No dia 13 de agosto, os professores da Apufsc-Sindical votaram pela adesão à Greve Nacional em Defesa da Educação. Ao todo, 69,14% dos 758 docentes votaram online na segunda etapa da Assembleia Geral Extraordinária. A paralisação foi um dos movimentos de reação da comunidade universitária ao Future-se.
Ainda no mês de agosto, a Administração Central anunciou medidas para lidar com os cortes orçamentários impostos pelo Governo Federal movimentaram. A secretaria de planejamento teve que cancelar a realização da Semana de Pesquisa e Extensão (Sepex) e anunciou o uso do Restaurante Universitário (RU) apenas para estudantes com isenção do valor de R$ 1,50.
No dia 29, o reitor Ubaldo César Balthazar falou sobre a situação com a comunidade acadêmica. Sob pressão dos estudantes, Ubaldo declarou que a a posição contrária da reitoria ao Future-se.
“Se nós aqui nos unirmos e todas as universidades se unirem também […], nós vamos derrubar esse projeto”,
Ubaldo César Balthazar, reitor da UFSC
Após a reunião, a reitoria suspendeu as aulas a partir das 16h no dia 2 de setembro, e a partir das 13h no dia 3 de setembro, para permitir a participação de todos na Assembleia Geral Universitária do dia 2 e na Sessão Pública do Conselho Universitário (CUn), que ocorreu no dia 3.

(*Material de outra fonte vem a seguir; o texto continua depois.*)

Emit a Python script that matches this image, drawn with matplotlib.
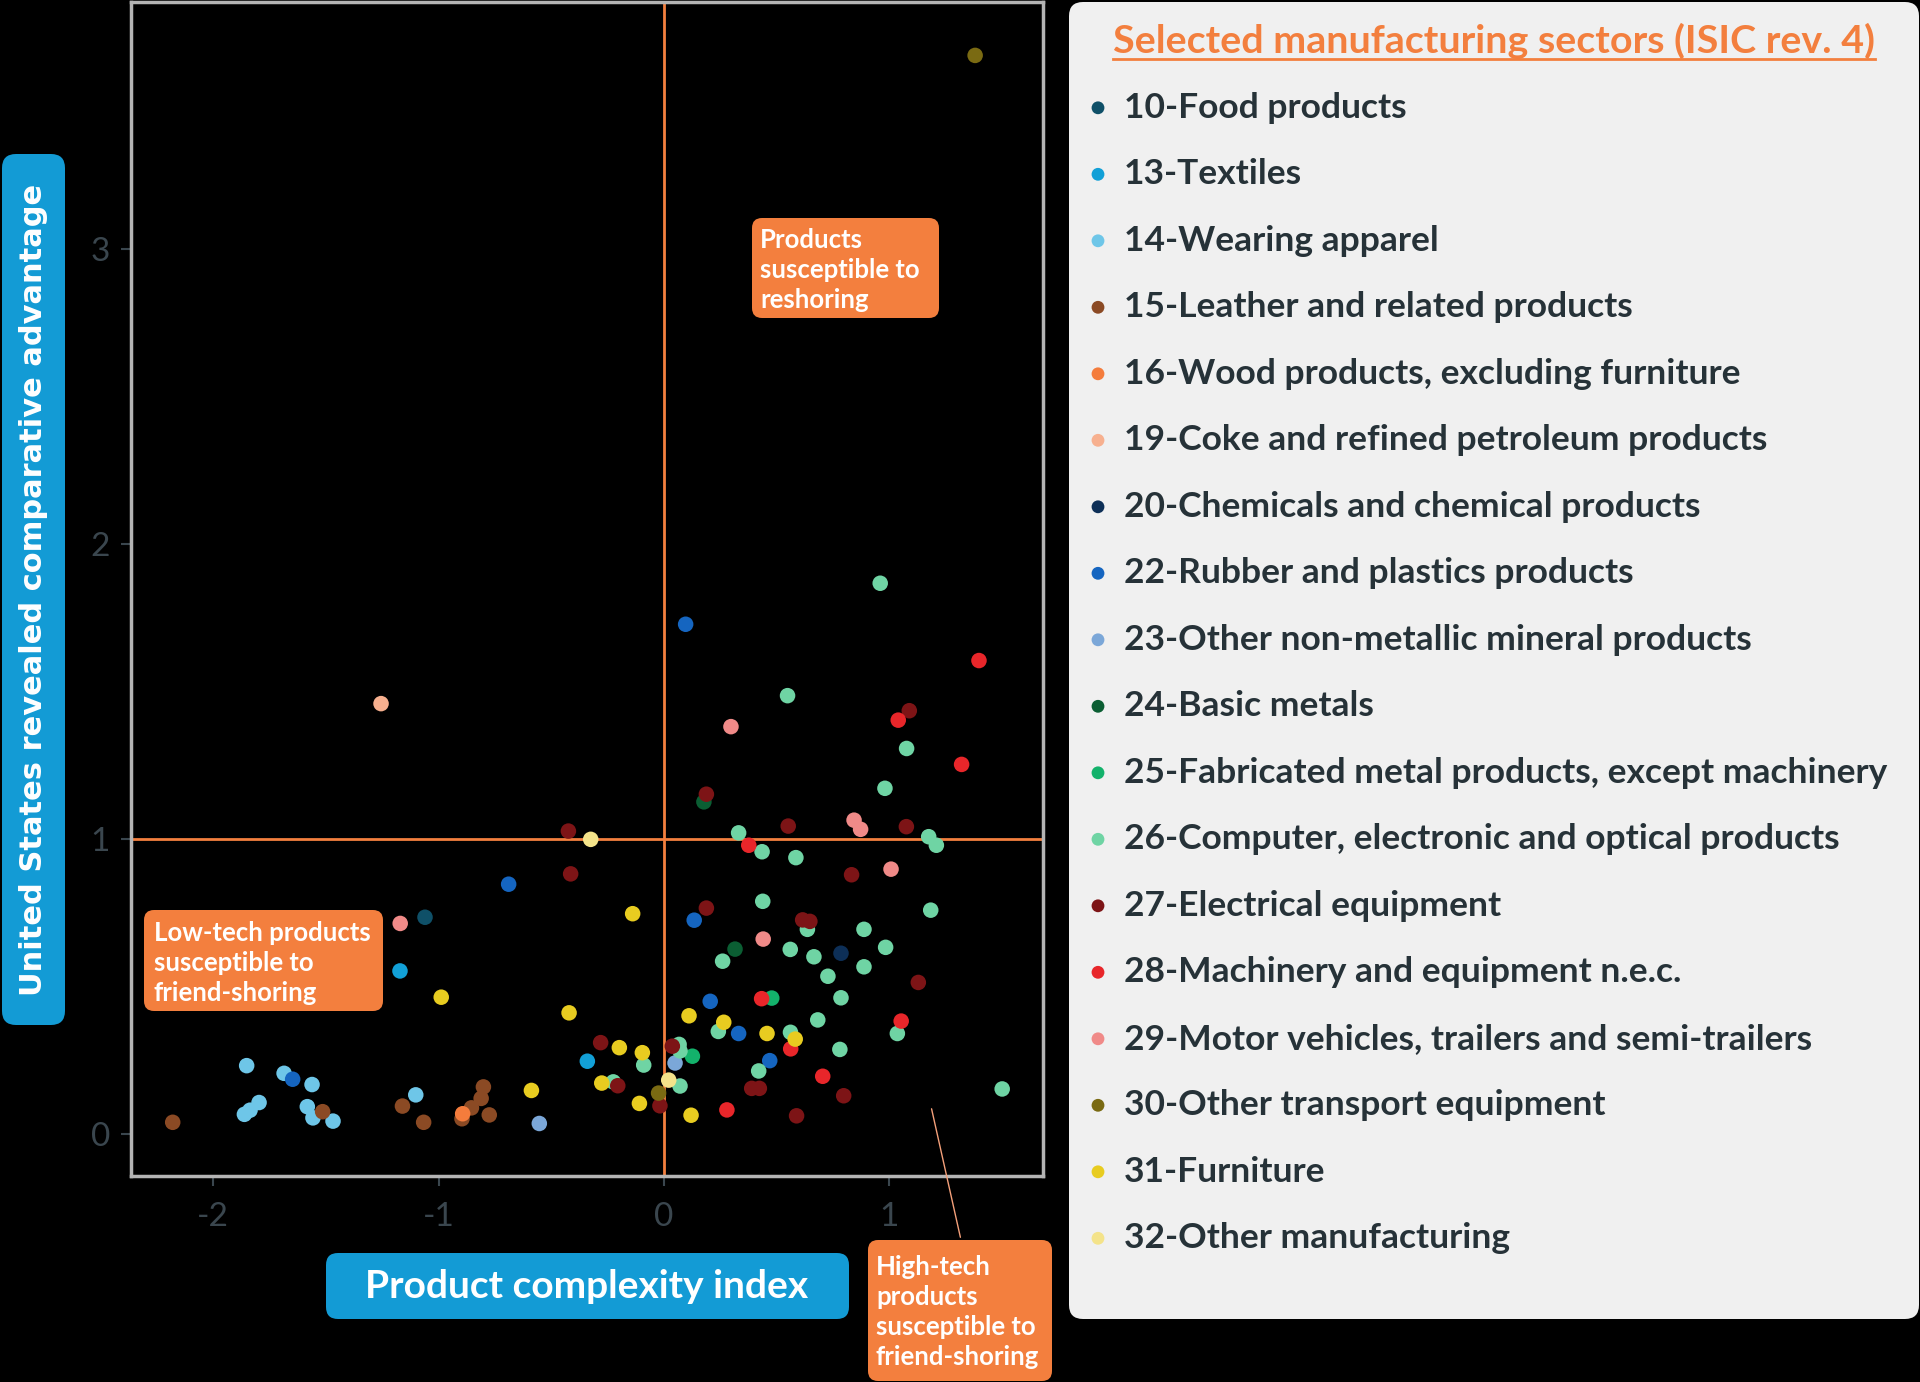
import matplotlib
matplotlib.use('Agg')
import matplotlib.pyplot as plt
from matplotlib.patches import FancyBboxPatch
from matplotlib.transforms import IdentityTransform

# Product complexity index (x) and US revealed comparative advantage (y), per sector
food_x = [-1.060]
food_y = [0.735]
textiles_x = [-1.171, -0.340]
textiles_y = [0.553, 0.247]
apparel_x = [-1.851, -1.685, -1.561, -1.796, -1.836, -1.861, -1.582, -1.557, -1.468, -1.101]
apparel_y = [0.232, 0.206, 0.168, 0.107, 0.081, 0.067, 0.093, 0.055, 0.044, 0.133]
leather_x = [-2.179, -1.514, -1.160, -1.066, -0.801, -0.811, -0.854, -0.896, -0.775]
leather_y = [0.040, 0.076, 0.095, 0.040, 0.160, 0.121, 0.089, 0.052, 0.065]
wood_x = [-0.893]
wood_y = [0.069]
coke_x = [-1.255]
coke_y = [1.459]
chemicals_x = [0.785]
chemicals_y = [0.613]
rubber_x = [-1.647, -0.689, 0.096, 0.134, 0.205, 0.331, 0.469]
rubber_y = [0.186, 0.847, 1.728, 0.725, 0.450, 0.341, 0.249]
mineral_x = [-0.553, 0.049]
mineral_y = [0.036, 0.241]
basic_x = [0.177, 0.315]
basic_y = [1.126, 0.627]
fabricated_x = [0.478, 0.126]
fabricated_y = [0.461, 0.264]
computer_x = [0.959, 0.548, 1.076, 0.980, 0.331, 0.435, 0.585, 1.174, 1.208, 0.438,
              1.183, 0.260, 0.560, 0.636, 0.887, 0.665, 0.983, 0.887, 0.727, 0.785,
              0.241, 0.561, 0.682, 1.035, 0.780, 0.420, 0.067, 0.071, -0.090, -0.225,
              0.071, 1.500]
computer_y = [1.867, 1.486, 1.307, 1.172, 1.021, 0.957, 0.937, 1.008, 0.979, 0.789,
              0.759, 0.586, 0.626, 0.694, 0.694, 0.601, 0.633, 0.567, 0.535, 0.462,
              0.348, 0.345, 0.387, 0.341, 0.287, 0.214, 0.304, 0.282, 0.234, 0.177,
              0.163, 0.153]
electrical_x = [-0.424, -0.414, 0.188, 0.551, 1.075, 1.088, 0.832, 0.188, 0.615, 0.647,
                1.128, -0.281, 0.037, -0.205, -0.018, 0.389, 0.423, 0.797, 0.588]
electrical_y = [1.027, 0.882, 1.152, 1.044, 1.042, 1.435, 0.879, 0.766, 0.726, 0.721,
                0.514, 0.310, 0.298, 0.164, 0.096, 0.155, 0.155, 0.130, 0.062]
machinery_x = [1.397, 1.039, 1.320, 0.376, 0.433, 0.562, 1.052, 0.704, 0.279]
machinery_y = [1.605, 1.403, 1.253, 0.979, 0.459, 0.289, 0.383, 0.196, 0.082]
motor_x = [-1.170, 0.297, 0.843, 0.872, 1.007, 0.440]
motor_y = [0.714, 1.381, 1.064, 1.033, 0.898, 0.661]
transport_x = [1.380, -0.024]
transport_y = [3.656, 0.139]
furniture_x = [-0.988, -0.421, -0.139, -0.588, 0.111, 0.265, 0.457, 0.582, -0.198, -0.096,
               -0.276, -0.109, 0.120]
furniture_y = [0.464, 0.411, 0.747, 0.148, 0.401, 0.379, 0.341, 0.322, 0.293, 0.276,
               0.173, 0.104, 0.064]
other_x = [-0.325, 0.021]
other_y = [0.999, 0.183]

sector_labels = ['10-Food products', '13-Textiles', '14-Wearing apparel',
                 '15-Leather and related products', '16-Wood products, excluding furniture',
                 '19-Coke and refined petroleum products', '20-Chemicals and chemical products',
                 '22-Rubber and plastics products', '23-Other non-metallic mineral products',
                 '24-Basic metals', '25-Fabricated metal products, except machinery',
                 '26-Computer, electronic and optical products', '27-Electrical equipment',
                 '28-Machinery and equipment n.e.c.', '29-Motor vehicles, trailers and semi-trailers',
                 '30-Other transport equipment', '31-Furniture', '32-Other manufacturing']
sector_colors = ['#0f5068', '#12a0d7', '#6ec6e8', '#8b4a24', '#f47c3c', '#f7b08f',
                 '#0d2f57', '#1565c0', '#7ba7d8', '#0b5e33', '#13b26b', '#6fd4a4',
                 '#7d1416', '#e8262a', '#f08a88', '#7a6a12', '#e8cc20', '#f4e38a']

series = [(food_x, food_y), (textiles_x, textiles_y), (apparel_x, apparel_y),
          (leather_x, leather_y), (wood_x, wood_y), (coke_x, coke_y),
          (chemicals_x, chemicals_y), (rubber_x, rubber_y), (mineral_x, mineral_y),
          (basic_x, basic_y), (fabricated_x, fabricated_y), (computer_x, computer_y),
          (electrical_x, electrical_y), (machinery_x, machinery_y), (motor_x, motor_y),
          (transport_x, transport_y), (furniture_x, furniture_y), (other_x, other_y)]

plt.rcParams['font.family'] = ['Lato', 'DejaVu Sans']

W, H = 1920, 1382
ORANGE = '#f37f3e'
BLUE = '#139bd5'
DARK = '#263238'

fig = plt.figure(figsize=(W / 100, H / 100), dpi=100, facecolor='black')


def fx(px):
    return px / W


def fy(py):
    return 1 - py / H


def box(x0, y0, x1, y1, color, rad=12, z=1):
    # rounded box in pixel coordinates (top-left origin)
    p = FancyBboxPatch((x0, H - y1), x1 - x0, y1 - y0,
                       boxstyle=f'round,pad=0,rounding_size={rad}',
                       transform=IdentityTransform(), fc=color, ec='none', zorder=z)
    fig.add_artist(p)


ax = fig.add_axes([fx(131), fy(1176), (1043 - 131) / W, (1176 - 2) / H])
ax.set_facecolor('black')
for sp in ax.spines.values():
    sp.set_color('#b4b4b4')
    sp.set_linewidth(2.5)

ax.axvline(0, color=ORANGE, lw=2, zorder=1)
ax.axhline(1, color=ORANGE, lw=2, zorder=1)

for (xs, ys), c in zip(series, sector_colors):
    ax.scatter(xs, ys, s=125, color=c, edgecolors='none', zorder=3)

ax.set_xlim(-2.364, 1.681)
ax.set_ylim(-0.142, 3.837)
ax.set_xticks([-2, -1, 0, 1])
ax.set_yticks([0, 1, 2, 3])
ax.set_xticklabels(['-2', '-1', '0', '1'])
ax.tick_params(axis='both', colors='#3a464e', labelcolor='#3a464e', labelsize=24,
               length=7, width=1.5)
ax.tick_params(axis='x', pad=12)
ax.tick_params(axis='y', pad=8)

# leader line for the high-tech label
ax.annotate('', xy=(1.184, 0.095), xycoords='data',
            xytext=(fx(961), fy(1240)), textcoords='figure fraction',
            arrowprops=dict(arrowstyle='-', color='#f4a07a', lw=1), annotation_clip=False)

# axis title boxes
box(2, 154, 65, 1025, BLUE, 14)
fig.text(fx(34), fy(590), 'United States revealed comparative advantage', rotation=90,
         ha='center', va='center', color='white', fontsize=22, fontweight='bold',
         family=['DejaVu Sans'], zorder=2)
box(326, 1253, 849, 1319, BLUE, 12)
fig.text(fx(587), fy(1287), 'Product complexity index', ha='center', va='center',
         color='white', fontsize=28, fontweight='bold', zorder=2)

# quadrant notes
note_kw = dict(ha='left', va='center', color='white', fontsize=18.5, fontweight='bold',
               linespacing=1.3, zorder=2)
box(752, 218, 939, 318, ORANGE, 10)
fig.text(fx(760), fy(270), 'Products\nsusceptible to\nreshoring', **note_kw)
box(144, 910, 383, 1011, ORANGE, 10)
fig.text(fx(154), fy(963), 'Low-tech products\nsusceptible to\nfriend-shoring', **note_kw)
box(868, 1240, 1052, 1381, ORANGE, 10)
fig.text(fx(876), fy(1312), 'High-tech\nproducts\nsusceptible to\nfriend-shoring', **note_kw)

# legend panel
box(1069, 2, 1919, 1319, '#f0f0f0', 14, z=0.5)
lax = fig.add_axes([fx(1069), fy(1319), (1919 - 1069) / W, (1319 - 2) / H])
lax.set_zorder(3)
lax.set_xlim(1069, 1919)
lax.set_ylim(1319, 2)
lax.axis('off')
lax.patch.set_alpha(0)

title = lax.text(1494, 41, 'Selected manufacturing sectors (ISIC rev. 4)', ha='center',
                 va='center', color=ORANGE, fontsize=28.4, fontweight='bold')
for i, (lab, c) in enumerate(zip(sector_labels, sector_colors)):
    yy = 107.8 + i * 66.5
    lax.scatter([1098], [yy], s=85, color=c, edgecolors='none')
    lax.text(1124, yy, lab, ha='left', va='center', color=DARK, fontsize=25.5,
             fontweight='bold')

# underline the legend title
fig.canvas.draw()
bb = title.get_window_extent(renderer=fig.canvas.get_renderer())
inv = lax.transData.inverted()
(x0, _), (x1, _) = inv.transform([(bb.x0, bb.y0), (bb.x1, bb.y0)])
lax.plot([x0, x1], [59, 59], color=ORANGE, lw=2)

fig.savefig('out.png', dpi=100, facecolor='black')
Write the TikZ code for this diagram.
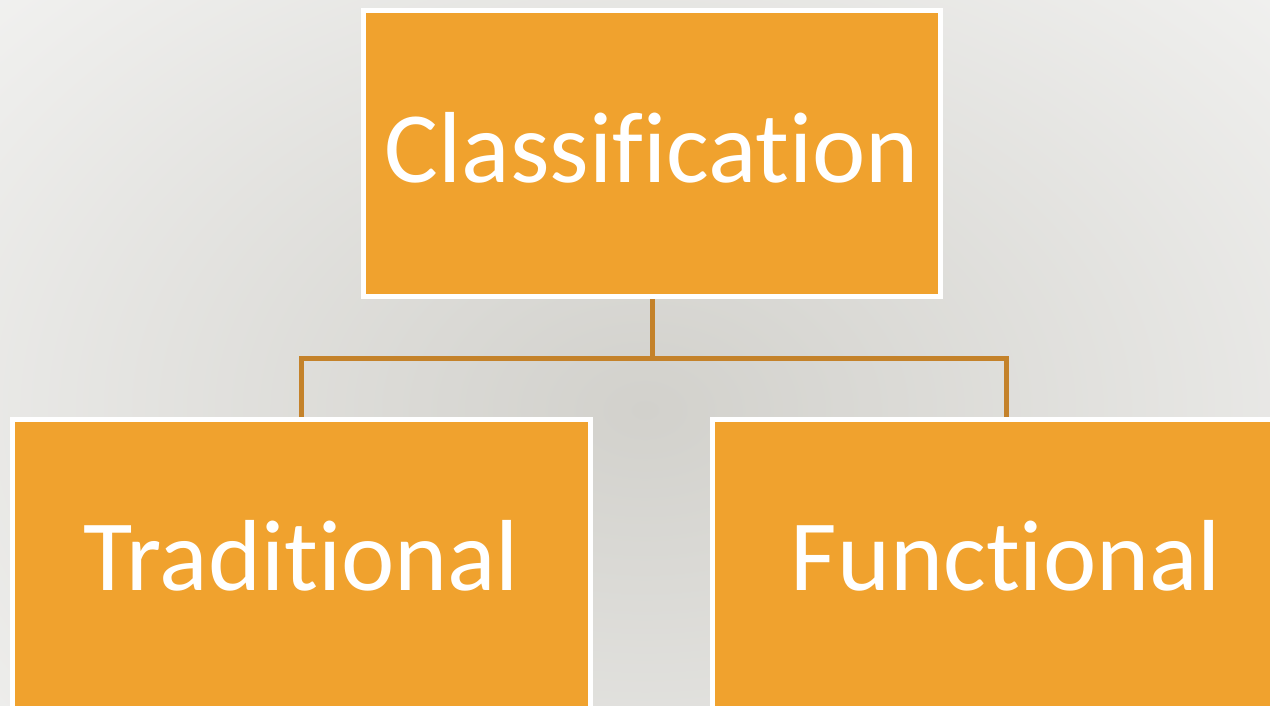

A Assembleia Geral Universitária reuniu quase 5 mil pessoas, em sua maioria estudantes, e convocou uma Greve Geral a partir do dia 10 de setembro contra os cortes e contra o Future-se.
A sessão aberta do Conselho Universitário também lotou o Auditório Garapuvu, no Centro de Cultura e Eventos. A discussão concluiu com a rejeição oficial do Future-se pelo Conselho e em todos os centros de ensino e campi da UFSC.